NFIP coordination facts:
- Standard homeowner policies exclude flood damage entirely
- NFIP provides flood coverage for dwelling and contents
- Flood insurance has 30-day waiting period before coverage begins
- Coverage limits may be lower than your total property value
Coverage gaps to address:
- NFIP doesn’t cover living expenses during flood damage repairs
- Some flood-related damage may fall between coverages
- Basement coverage is limited under NFIP policies
- Business property coverage is minimal under standard NFIP
Wildfire Areas
Properties in wildfire-prone regions need enhanced coverage for post-fire rebuilding challenges.
Extended replacement cost importance:
- Post-wildfire construction costs often exceed normal replacement cost estimates
- Limited contractor availability drives up labor costs
- Environmental cleanup requirements increase rebuilding expenses
- Code upgrades may be required after major fires
Additional protections needed:
- Defensible space maintenance for premium discounts
- Coverage for emergency evacuation expenses
- Additional living expense coverage for extended displacement
- Coverage for undamaged items that must be removed during rebuilding
Saving Strategies Without Sacrificing Protection
Smart homeowners find ways to reduce insurance costs while maintaining adequate coverage.
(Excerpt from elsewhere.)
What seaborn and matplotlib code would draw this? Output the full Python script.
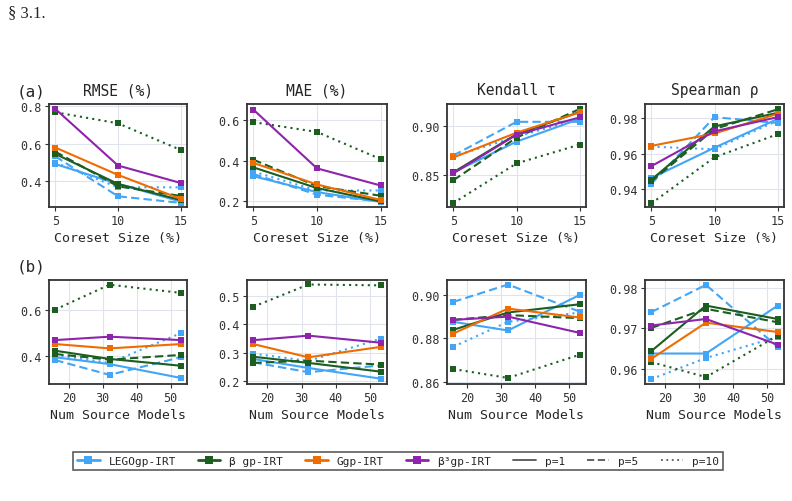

These strategies help you optimize your protection dollar without creating dangerous gaps.
Optimizing Deductibles
Strategic deductible selection can greatly reduce premiums cost while maintaining adequate protection levels.
Higher Deductibles and Premium Savings
Analyze potential savings:
- Increasing deductibles from 500 to 1,000 typically saves 10-15% annually
- Moving from 1,000 to 2,500 deductibles often saves 20-30%
- Higher deductibles provide greater savings percentages on larger policies
- Savings compound annually, creating substantial long-term benefits
Emergency fund coordination:
- Ensure you can comfortably afford your chosen deductible
- Consider deductible as part of your emergency fund planning
- Higher deductibles work best for homeowners with stable emergency savings
- Factor deductible into your overall financial planning strategy
MFP Tip: Calculate your annual premium savings from higher deductibles. If you don’t file a claim for 3-5 years, the premium savings often exceed the deductible difference, making higher deductibles profitable long-term.
Different Deductibles by Peril
Many insurers allow different deductibles for different types of damage, enabling more sophisticated cost management.
Wind and hail vs. other damage:
- Hurricane deductibles typically range from 2-10% of dwelling coverage
- Standard perils (fire, theft) may have much lower deductibles
- This approach balances catastrophic risk exposure with routine claim costs
- Allows customization based on your regional risk profile
Strategic deductible planning:
- Higher deductibles for rare but expensive perils (hurricanes, earthquakes)
- Lower deductibles for more common claims (theft, minor water damage)
- Coordinate deductible levels with your emergency fund capacity
- Consider claim frequency in your area when setting levels
Smart Coverage Tips
Smart coverage plans help you get maximum protection value while eliminating unnecessary costs.
Avoiding Over Insurance
Market value vs. replacement cost mistakes:
- Never use market value as basis for dwelling coverage
- Remember that land value doesn’t require insurance protection
- Focus on actual rebuilding costs, not real estate appreciation
- Regularly verify that your coverage matches current replacement costs
Right-sizing coverage:
- Adjust personal property coverage based on actual belongings
- Eliminate coverage for items you no longer own
- Consider lifestyle changes that affect coverage needs
- Review coverage annually to prevent gradual over-insurance
Bundling Benefits
Multi-policy discounts:
- Combining auto and homeowner insurance typically saves 10-25%
- Adding umbrella policies often provides additional discounts
- Some insurers offer life insurance bundling benefits
- Business insurance can sometimes be bundled for additional savings
MFP Tip: Compare bundled prices against separate policies from different insurers. Sometimes the multi-policy discount doesn’t overcome a competitor’s better base rates, so verify that bundling actually saves money.
Home Improvement Credits
Many home improvements qualify for insurance discounts that help offset improvement costs.
Security system benefits:
- Professionally monitored systems typically earn 5-15% discounts
- Fire detection systems may provide additional savings
- Smart home technology increasingly qualifies for discounts
- Security improvements reduce both theft and fire risks
Impact-resistant improvements:
- Impact-resistant roofing often qualifies for significant wind/hail discounts
- Storm shutters and reinforced windows provide savings in hurricane areas
- Upgraded siding and construction materials may reduce premiums
- Energy-efficient improvements sometimes qualify for additional discounts
Regular Shopping
Ensure competitive rates:
- Shop coverage every 2-3 years even if you’re satisfied with current service
- Compare identical coverage limits and deductibles across insurers
- Consider both price and service reputation when switching
- Time shopping to coincide with policy renewal for smooth transitions
MFP Tip: When shopping for insurance, provide identical information to all insurers. Small differences in how you describe your home or coverage needs can create large premium variations that don’t reflect actual cost differences.
Smart money management in insurance focuses on optimizing value rather than just minimizing cost. The goal is adequate protection at the best possible price, not the cheapest coverage available.